Social genealogy builds on that foundation but pushes further into the lived experiences behind the records.

Instead of treating ancestors as isolated names and dates, social genealogy tries to place them back into the communities and historical environments where they actually lived.

That might include researching:

  • industries and occupations,
  • migration patterns,
  • religious communities,
  • schools and churches,
  • local disasters or historical events,
  • housing and neighbourhoods,
  • social class and working conditions,
  • or the wider community networks surrounding a family.

In many ways, social genealogy sits at the intersection of:

  • genealogy,
  • social history,
  • local history,
  • historical geography,
  • storytelling,
  • and ancestral travel.

The goal is not simply to prove that someone existed, but to better understand how they experienced the world around them.

Genealogy Context

Social genealogy has become increasingly popular as genealogy research has evolved beyond simply collecting names and dates.

Many genealogists eventually realize that once the basic family tree is built, the more meaningful questions often become:

  • Why did this family move?
  • What kind of community did they live in?
  • What historical events shaped their lives?
  • What did their work actually involve?
  • What would daily life have looked like?
  • And who were the people around them?

For example, social genealogy research might involve:

  • studying mining communities in Cornwall,
  • understanding Irish migration into Ontario,
  • researching life in industrial Glasgow,
  • or reconstructing a rural parish community in Yorkshire.
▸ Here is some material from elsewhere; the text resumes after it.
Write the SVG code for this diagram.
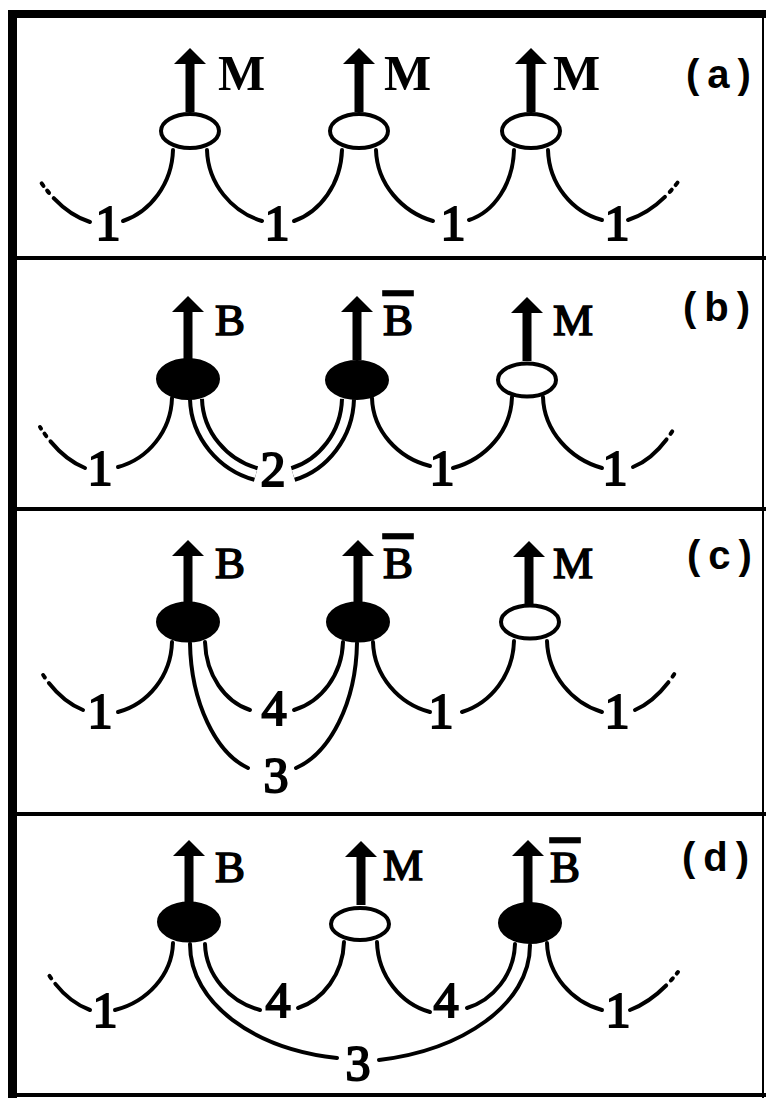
<svg xmlns="http://www.w3.org/2000/svg" xmlns:xlink="http://www.w3.org/1999/xlink" width="766" height="1098" viewBox="0 0 766 1098">
  <style>
    .frame { stroke: #000; fill: none; }
    .link { stroke: #000; stroke-width: 4; fill: none; stroke-linecap: round; }
    .dbl-outer { stroke: #000; stroke-width: 16; fill: none; }
    .dbl-inner { stroke: #fff; stroke-width: 8; fill: none; }
    .stub { stroke: #000; stroke-width: 4; fill: none; stroke-linecap: round; stroke-dasharray: 44 7 3 6 3 100; }
    .open { fill: #fff; stroke: #000; stroke-width: 4; }
    .solid { fill: #000; stroke: #000; stroke-width: 2; }
    .spin { font-family: "Liberation Serif", "Times New Roman", serif; font-size: 45px; fill: #000; stroke: #000; stroke-width: 1.6px; }
    .spin-a { font-family: "Liberation Serif", "Times New Roman", serif; font-size: 50px; font-weight: bold; fill: #000; }
    .bar { text-decoration: overline; }
    .num { font-family: "Liberation Serif", "Times New Roman", serif; font-size: 50px; fill: #000; stroke: #000; stroke-width: 2px; text-anchor: middle; }
    .tag { font-family: "Liberation Sans", Arial, sans-serif; font-size: 40px; font-weight: bold; letter-spacing: 8px; fill: #000; }
  </style>
  <defs>
    <!-- up arrow: tip at origin, shaft reaching down to the bead -->
    <g id="arrow">
      <polygon points="0,0 16,16 -16,16" fill="#000"/>
      <rect x="-4.5" y="14" width="9" height="50" fill="#000"/>
    </g>
  </defs>

  <rect x="0" y="0" width="766" height="1098" fill="#fff"/>

  <!-- outer frame and panel dividers -->
  <g id="frame">
    <line class="frame" x1="8" y1="14" x2="766" y2="14" stroke-width="8"/>
    <line class="frame" x1="12.5" y1="10" x2="12.5" y2="1098" stroke-width="9"/>
    <line class="frame" x1="763" y1="10" x2="763" y2="1098" stroke-width="2"/>
    <line class="frame" x1="12" y1="258" x2="766" y2="258" stroke-width="4"/>
    <line class="frame" x1="12" y1="509" x2="766" y2="509" stroke-width="4"/>
    <line class="frame" x1="12" y1="814" x2="766" y2="814" stroke-width="4"/>
    <line class="frame" x1="12" y1="1095" x2="766" y2="1095" stroke-width="4"/>
  </g>

  <!-- connectors: string links between beads -->
  <g id="connectors">
    <!-- (a) -->
    <path class="stub" d="M90,222 Q62,213 40,181"/>
    <path class="link" d="M173,150 C172,184 150,212 123,221"/>
    <path class="link" d="M207,150 C208,184 232,212 262,221"/>
    <path class="link" d="M342,150 C341,184 320,212 294,221"/>
    <path class="link" d="M376,150 C377,184 402,212 433,221"/>
    <path class="link" d="M514,150 C513,184 494,212 469,220"/>
    <path class="link" d="M548,150 C549,184 572,212 602,220"/>
    <path class="stub" d="M628,220 Q656,211 678,182"/>

    <!-- (b) -->
    <path class="stub" d="M85,468 Q60,458 40,427"/>
    <path class="link" d="M172,398 C171,431 148,459 118,467"/>
    <path class="dbl-outer" d="M196,399 C197,435 223,465 256,474"/>
    <path class="dbl-inner" d="M196,399 C197,435 223,465 256,474"/>
    <path class="dbl-outer" d="M348,399 C347,435 323,465 293,474"/>
    <path class="dbl-inner" d="M348,399 C347,435 323,465 293,474"/>
    <path class="link" d="M372,398 C373,431 398,458 430,466"/>
    <path class="link" d="M512,397 C511,431 486,459 453,468"/>
    <path class="link" d="M543,397 C544,431 570,459 602,468"/>
    <path class="stub" d="M633,467 Q656,458 675,427"/>

    <!-- (c) -->
    <path class="stub" d="M83,710 Q58,700 40,670"/>
    <path class="link" d="M172,642 C171,676 148,704 118,712"/>
    <path class="link" d="M190,643 C191,703 216,753 248,768"/>
    <path class="link" d="M205,642 C206,675 225,702 250,710"/>
    <path class="link" d="M343,642 C342,675 321,702 294,710"/>
    <path class="link" d="M357,643 C356,703 330,753 296,768"/>
    <path class="link" d="M373,642 C374,676 399,704 430,712"/>
    <path class="link" d="M514,641 C513,675 491,703 462,712"/>
    <path class="link" d="M547,641 C548,675 572,703 602,712"/>
    <path class="stub" d="M635,710 Q658,700 677,670"/>

    <!-- (d) -->
    <path class="stub" d="M90,1010 Q65,1001 47,972"/>
    <path class="link" d="M173,943 C172,975 147,1002 115,1010"/>
    <path class="link" d="M190,944 C190,1004 255,1049 337,1058"/>
    <path class="link" d="M205,944 C206,976 230,1002 260,1010"/>
    <path class="link" d="M344,942 C343,974 323,1000 298,1008"/>
    <path class="link" d="M377,942 C378,976 401,1004 430,1012"/>
    <path class="link" d="M515,944 C514,975 493,1000 467,1008"/>
    <path class="link" d="M530,945 C530,1005 462,1050 379,1060"/>
    <path class="link" d="M547,943 C548,975 572,1002 602,1010"/>
    <path class="stub" d="M630,1010 Q656,1000 678,972"/>
  </g>

  <!-- link weights -->
  <g id="weights">
    <text class="num" x="108" y="240">1</text>
    <text class="num" x="277" y="240">1</text>
    <text class="num" x="453" y="240">1</text>
    <text class="num" x="617" y="240">1</text>

    <text class="num" x="100" y="485">1</text>
    <text class="num" x="273" y="486">2</text>
    <text class="num" x="442" y="485">1</text>
    <text class="num" x="615" y="485">1</text>

    <text class="num" x="100" y="728">1</text>
    <text class="num" x="274" y="725">4</text>
    <text class="num" x="276" y="792">3</text>
    <text class="num" x="441" y="728">1</text>
    <text class="num" x="617" y="728">1</text>

    <text class="num" x="105" y="1027">1</text>
    <text class="num" x="278" y="1017">4</text>
    <text class="num" x="446" y="1017">4</text>
    <text class="num" x="358" y="1080">3</text>
    <text class="num" x="618" y="1027">1</text>
  </g>

  <!-- panel (a) -->
  <g id="a-m1">
    <use xlink:href="#arrow" x="190" y="48"/>
    <ellipse class="open" cx="190" cy="131" rx="29" ry="17"/>
    <text class="spin-a" x="218" y="90">M</text>
  </g>
  <g id="a-m2">
    <use xlink:href="#arrow" x="359" y="48"/>
    <ellipse class="open" cx="359" cy="131" rx="29" ry="17"/>
    <text class="spin-a" x="384" y="90">M</text>
  </g>
  <g id="a-m3">
    <use xlink:href="#arrow" x="531" y="48"/>
    <ellipse class="open" cx="531" cy="131" rx="29" ry="17"/>
    <text class="spin-a" x="553" y="90">M</text>
  </g>
  <text id="tag-a" class="tag" x="686" y="88">(a)</text>

  <!-- panel (b) -->
  <g id="b-b">
    <use xlink:href="#arrow" x="188" y="296"/>
    <ellipse class="solid" cx="188" cy="379" rx="31" ry="20"/>
    <text class="spin" x="215" y="335">B</text>
  </g>
  <g id="b-bbar">
    <use xlink:href="#arrow" x="357" y="296"/>
    <ellipse class="solid" cx="357" cy="380" rx="31" ry="19"/>
    <text class="spin bar" x="383" y="335">B</text>
  </g>
  <g id="b-m">
    <use xlink:href="#arrow" x="527" y="297"/>
    <ellipse class="open" cx="527" cy="380" rx="29" ry="16.5"/>
    <text class="spin" x="553" y="335">M</text>
  </g>
  <text id="tag-b" class="tag" x="683" y="321">(b)</text>

  <!-- panel (c) -->
  <g id="c-b">
    <use xlink:href="#arrow" x="188" y="540"/>
    <ellipse class="solid" cx="188" cy="622" rx="31" ry="19.5"/>
    <text class="spin" x="215" y="578">B</text>
  </g>
  <g id="c-bbar">
    <use xlink:href="#arrow" x="358" y="540"/>
    <ellipse class="solid" cx="358" cy="622" rx="31" ry="19.5"/>
    <text class="spin bar" x="383" y="578">B</text>
  </g>
  <g id="c-m">
    <use xlink:href="#arrow" x="529" y="541"/>
    <ellipse class="open" cx="530" cy="622" rx="29" ry="16.5"/>
    <text class="spin" x="553" y="578">M</text>
  </g>
  <text id="tag-c" class="tag" x="687" y="569">(c)</text>

  <!-- panel (d) -->
  <g id="d-b">
    <use xlink:href="#arrow" x="189" y="840"/>
    <ellipse class="solid" cx="189" cy="922" rx="31" ry="19.5"/>
    <text class="spin" x="215" y="882">B</text>
  </g>
  <g id="d-m">
    <use xlink:href="#arrow" x="361" y="841"/>
    <ellipse class="open" cx="360" cy="924" rx="29" ry="16"/>
    <text class="spin" x="383" y="880">M</text>
  </g>
  <g id="d-bbar">
    <use xlink:href="#arrow" x="528" y="840"/>
    <ellipse class="solid" cx="530" cy="923" rx="31" ry="20"/>
    <text class="spin bar" x="550" y="882">B</text>
  </g>
  <text id="tag-d" class="tag" x="682" y="871">(d)</text>
</svg>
Social genealogy also overlaps strongly with ancestral travel because many researchers eventually want to physically visit the places connected to their family history.

Visiting an ancestral village, cemetery, churchyard, or former family neighbourhood often transforms genealogy from abstract research into something tangible and emotional.

And honestly, this is often where genealogy becomes deeply personal. Ancestors stop feeling like distant historical figures and begin feeling like ordinary people who lived through extraordinary historical periods.

Examples

A few examples of social genealogy might include:

  • researching the lives of coal mining families in northern England,
  • studying how the Irish famine shaped migration into Canada,
  • reconstructing the neighbours and witnesses connected to a family through parish registers,
  • or exploring how industrialization changed a family’s occupation and community over generations.

Social genealogy can also involve using:

  • historical maps,
  • newspapers,
  • photographs,
  • local archives,
  • community histories,
  • or oral histories passed down through families.

In many ways, social genealogy turns genealogy research into a broader exploration of people, place, and historical experience.

Why It Matters in Family History

Social genealogy matters because it helps reconnect family history to real human experiences rather than reducing ancestors to simple records and dates.

It allows researchers to better understand:

  • how historical events shaped ordinary lives,
  • how communities influenced families,
  • how migration changed generations over time,
  • and how ancestors interacted with the world around them.

Social genealogy also helps bridge the gap between genealogy, storytelling, local history, and ancestral travel in a way that feels more emotionally connected for many people.

And honestly, one of the most powerful parts of social genealogy is realizing that family history is not only about discovering who your ancestors were. It’s about understanding the worlds they lived through and how those experiences still echo forward into the present day.